銀行は、当然に借り手の内容だけでなく、担保物件や建設会社、販売会社の審査もしているハズです。それが欠陥マンションであったというなら、銀行の審査部の目は節穴だった、ということになります。購入者が「住宅ローンが組める、ということで物件を信用してしまった」としても当然です。銀行には全く責任が無い、などとどうして言えましょう。欠陥担保物件であることを見抜けなかった責任が当然に発生します。

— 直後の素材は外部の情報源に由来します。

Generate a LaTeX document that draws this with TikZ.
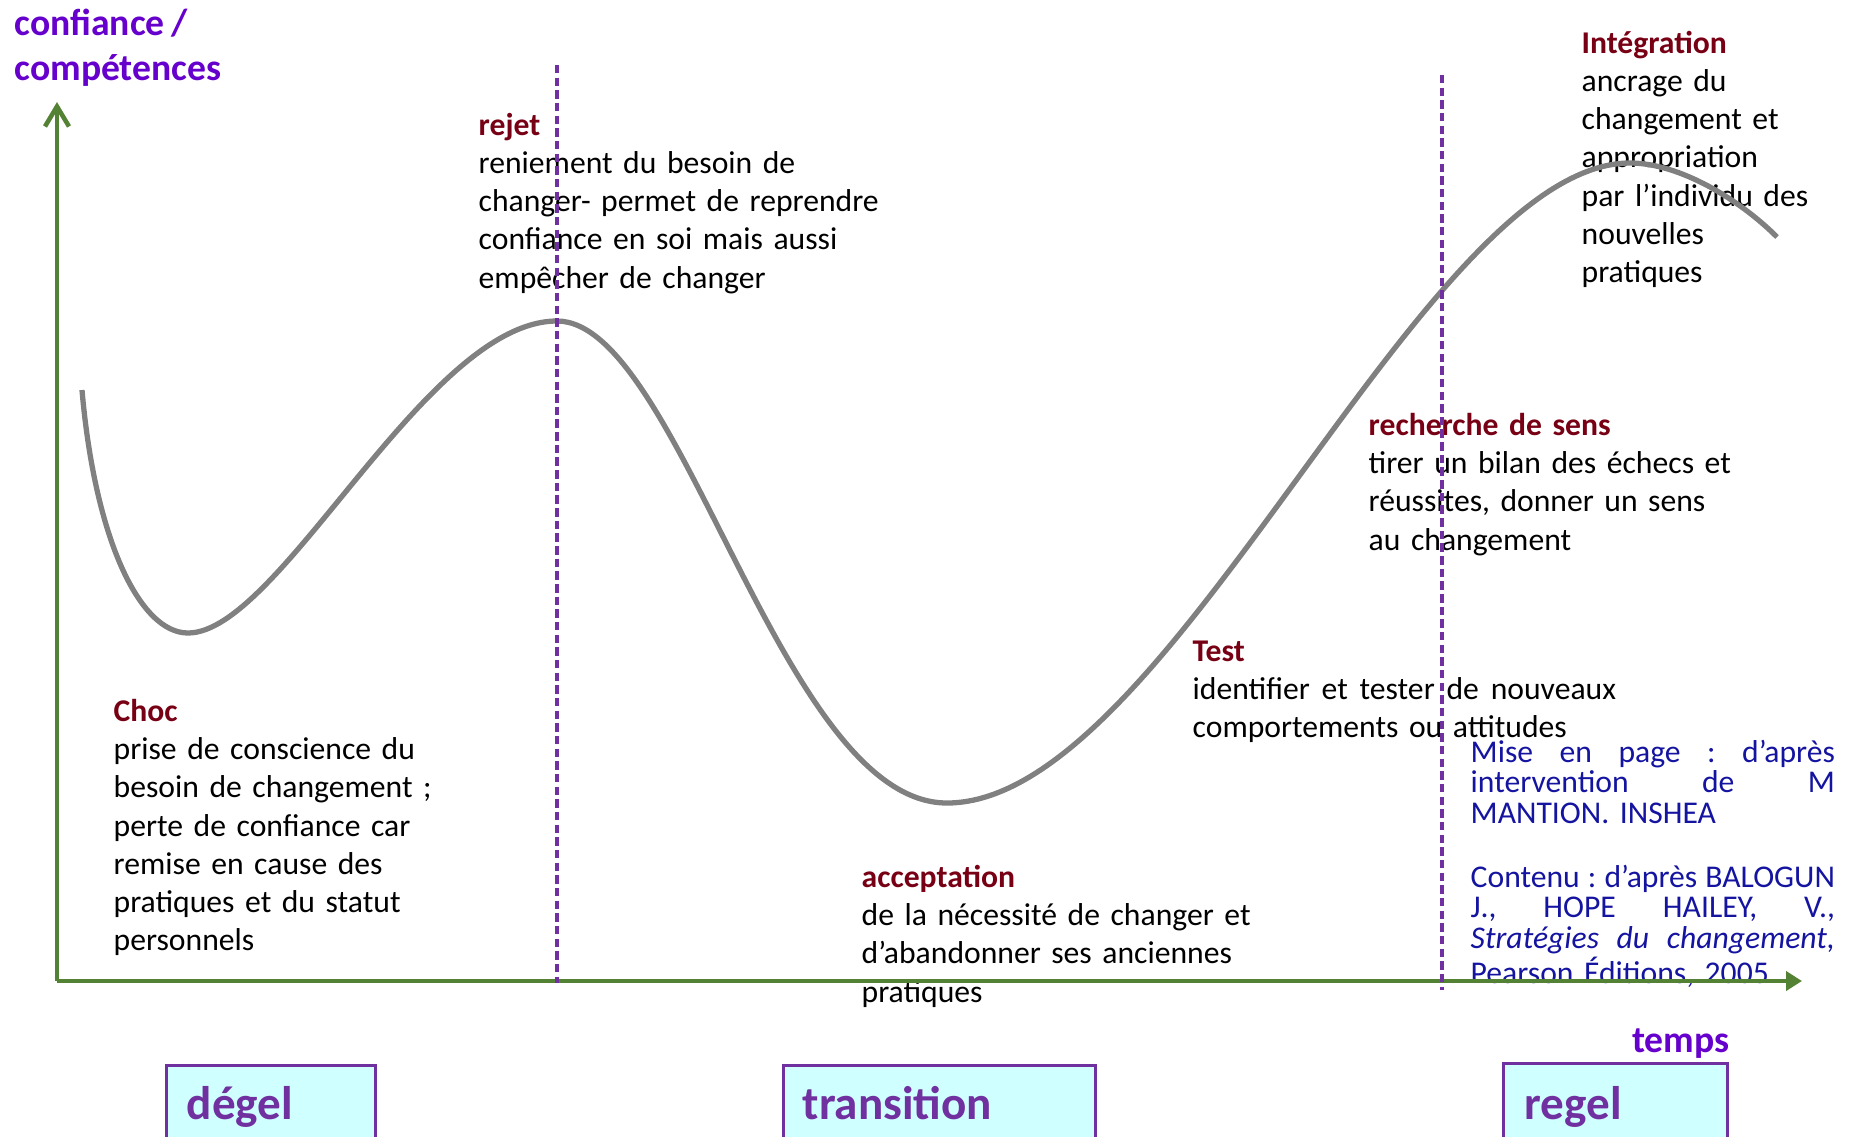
\documentclass[tikz,border=0pt]{standalone}
\usepackage{fontspec}
\setmainfont{Carlito}
\usetikzlibrary{arrows.meta}

\definecolor{vertaxe}{RGB}{84,130,53}
\definecolor{grisc}{RGB}{128,128,128}
\definecolor{violetp}{RGB}{112,48,160}
\definecolor{violett}{RGB}{102,0,204}
\definecolor{rougeet}{RGB}{120,0,20}
\definecolor{bleus}{RGB}{20,20,160}
\definecolor{cyanp}{RGB}{208,255,255}

\begin{document}
\begin{tikzpicture}[
        % un pas = un pixel de l'image
        x=0.01cm, y=-0.01cm,
        % Styles des axes, de la courbe et des textes
        axe/.style={line width=1.3pt, draw=vertaxe},
        courbe/.style={line width=1.5pt, draw=grisc},
        seuil/.style={line width=1pt, draw=violetp, dash pattern=on 2.4pt off 1.2pt},
        titre/.style={anchor=base west, inner sep=0pt, text width=3cm, align=left, text=violett, font=\bfseries\fontsize{10.7}{12.8}\selectfont},
        etape/.style={anchor=base west, inner sep=0pt, text width=5cm, align=left, font=\fontsize{9}{10.9}\selectfont},
        source/.style={anchor=base west, inner sep=0pt, text width=3.64cm, align=left, text=bleus, font=\fontsize{9}{8.7}\selectfont},
        phase/.style={anchor=north west, draw=violetp, line width=0.8pt, fill=cyanp, minimum height=1cm, inner sep=0pt},
        nomphase/.style={anchor=base west, inner sep=0pt, text=violetp, font=\bfseries\fontsize{13.4}{16}\selectfont}
    ]
    \useasboundingbox (0,0) rectangle (1854,1136);
    \clip (0,0) rectangle (1854,1136);

    % ==============================
    % Titres des axes
    % ==============================
    \node[titre] (ordonnee) at (14,35) {confiance\,/\\compétences};
    \node[titre, text width=, align=right, anchor=base east] (temps) at (1730,1052) {temps};

    % ==============================
    % Textes des étapes
    % ==============================
    \node[etape] (choc) at (113,721) {\textcolor{rougeet}{\bfseries Choc}\\
        prise de conscience du\\besoin de changement ;\\perte de confiance car\\
        remise en cause des\\pratiques et du statut\\personnels};
    \node[etape] (rejet) at (478,135) {\textcolor{rougeet}{\bfseries rejet}\\
        reniement du besoin de\\changer- permet de reprendre\\
        confiance en soi mais aussi\\empêcher de changer};
    \node[etape] (acceptation) at (861,887) {\textcolor{rougeet}{\bfseries acceptation}\\
        de la nécessité de changer et\\d’abandonner ses anciennes\\pratiques};
    \node[etape] (test) at (1192,661) {\textcolor{rougeet}{\bfseries Test}\\
        \makebox[4.23cm]{identifier\hfill et\hfill tester\hfill de\hfill nouveaux}\\comportements ou attitudes};
    \node[etape] (sens) at (1368,435) {\textcolor{rougeet}{\bfseries recherche de sens}\\
        tirer un bilan des échecs et\\réussites, donner un sens\\au changement};
    \node[etape] (integration) at (1581,53) {\textcolor{rougeet}{\bfseries Intégration}\\
        ancrage du\\changement et\\appropriation\\par l’individu des\\nouvelles\\pratiques};

    % Sources
    \node[source] (miseenpage) at (1470,762) {\lineskiplimit=-10pt
        \makebox[3.64cm]{Mise\hfill en\hfill page\hfill :\hfill d’après}\\
        \makebox[3.64cm]{intervention\hfill de\hfill M}\\MANTION. INSHEA};
    \node[source] (contenu) at (1470,887) {\lineskiplimit=-10pt
        \makebox[3.64cm]{Contenu\hfill:\hfill d’après\hfill BALOGUN}\\
        \makebox[3.64cm]{J.,\hfill HOPE\hfill HAILEY,\hfill V.,}\\
        \makebox[3.64cm]{\itshape Stratégies\hfill du\hfill changement,}\\Pearson Éditions, 2005};

    % ==============================
    % Courbe du changement
    % ==============================
    \coordinate (depart) at (82,390);
    \coordinate (creux1) at (188,633);
    \coordinate (sommet1) at (557,321);
    \coordinate (creux2) at (947,803);
    \coordinate (sommet2) at (1630,163);
    \coordinate (arrivee) at (1777,237);
    \draw[courbe] (depart) .. controls (95,540) and (140,633) .. (creux1)
        .. controls (280,633) and (426,321) .. (sommet1)
        .. controls (680,321) and (781,803) .. (creux2)
        .. controls (1170,803) and (1422,163) .. (sommet2)
        .. controls (1680,163) and (1740,200) .. (arrivee);

    % ==============================
    % Axes
    % ==============================
    \coordinate (origine) at (57,981);
    \coordinate (haut) at (57,102);
    \coordinate (droite) at (1802,981);
    \draw[axe, -{Straight Barb[length=2mm, width=2.4mm]}] (origine) -- (haut);
    \draw[axe, -{Triangle[length=1.6mm, width=1.9mm]}] (origine) -- (droite);

    % Seuils entre les phases
    \coordinate (seuil1h) at (557,65);
    \coordinate (seuil1b) at (557,983);
    \coordinate (seuil2h) at (1442,75);
    \coordinate (seuil2b) at (1442,990);
    \draw[seuil] (seuil1h) -- (seuil1b);
    \draw[seuil] (seuil2h) -- (seuil2b);

    % ==============================
    % Phases
    % ==============================
    \node[phase, minimum width=2.09cm] (degel) at (165,1064) {};
    \node[phase, minimum width=3.12cm] (transition) at (782,1064) {};
    \node[phase, minimum width=2.24cm] (regel) at (1502,1062) {};
    \node[nomphase] (degel-nom) at (186,1119) {dégel};
    \node[nomphase] (transition-nom) at (802,1119) {transition};
    \node[nomphase] (regel-nom) at (1524,1119) {regel};

\end{tikzpicture}
\end{document}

「追加担保など出せるハズも無い債務者に、追加提供を要求する」ということは、「うちには一切責任は無い」と言っていることになります。銀行に責任、無いワケがありません。まったくもって理不尽です。ま、昔の恩を忘れられるから銀行やってられるんでしょう(*^^)v
それと、
アパートを借りる時も、おカネを借りる時も、契約書は「貸す側が用意した書式」を使います。要するに「この条件を受け入れるなら貸してあげるよ」という内容です。自分で作ったルールを盾に、「約束していたことだから」と言うのでは、法律上は問題が無くても道義的には問題が有る、と言えます。銀行からすれば、「貸したカネは返すのが当たり前」、ということでしょうが、それは、「一連の話の中で物事を部分的に切り取った上での話」です。フェアではありません。
別の観点から、
当該マンション購入者数は210世帯、と伺っています。もし、平均して3千万の住宅ローンを組んでいたとして、総額はたかだか63億です。更に増えていたとしても100億には達しないでしょう。購入者が全員同じ銀行でローンを組んでいたワケではないでしょうから、主要銀行で割れば一行あたり10億ちょっとの負担です。今の銀行にとって、10億くらいの損害は「蚊に刺された」ようなものです。
もののついでに、私はこんなことも考えてました。
どこかの銀行がいち早く調査して「当行は当該物件の住宅ローンの支払いを猶予もしくは免除いたします」って発表すればいいのに、と。こういうことで株主代表訴訟を起こされるとは考えにくいし、これから新たに住宅ローンを組もうとする見込み客からの問い合わせも増えるだろうに、と。私が頭取なら、そう指示を出したでしょうね。ま、なれないから言ってる、ということもありますが^_^;
で、本当は、こうすれば良かったのでは、と思っています。
「購入者は」
既に支払った頭金やローンに関しては諦める。
移転先への引越し費用や契約金、家賃は自分で支払う。
「金融機関(銀行)は」
残りのローンの支払いを免除(損金として処理)する。
「国は」
当該建物の取り壊し費用を負担する。
「建築会社および販売会社、そして検査会社は」
法的な処罰とは別に、可能な限り弁償して償う。
補強で持ち堪えられる建物に関しては補強費用を負担する。
現実には(期限付きですが)家賃の補助だの不必要な保護をしてますね。購入者は必ずしも「純然たる被害者」ではないハズですが。
結論の結論ですが、「銀行が残債の支払いを免除する」ことで、金銭的には大方片付いた話、だと思います。そして、厳しい言い方ですが、購入者の多くが「建設会社や販売会社に全額補償させよう」とし、国や行政に保護を求めたのは判断の誤りであって、甘えです。
それぞれの立場で「自分の責任と為すべきこと」を冷静に考え行動し、責任を果たさなければ、物事の道理からも外れてしまうし、解決の糸口は見出せないものでしょう。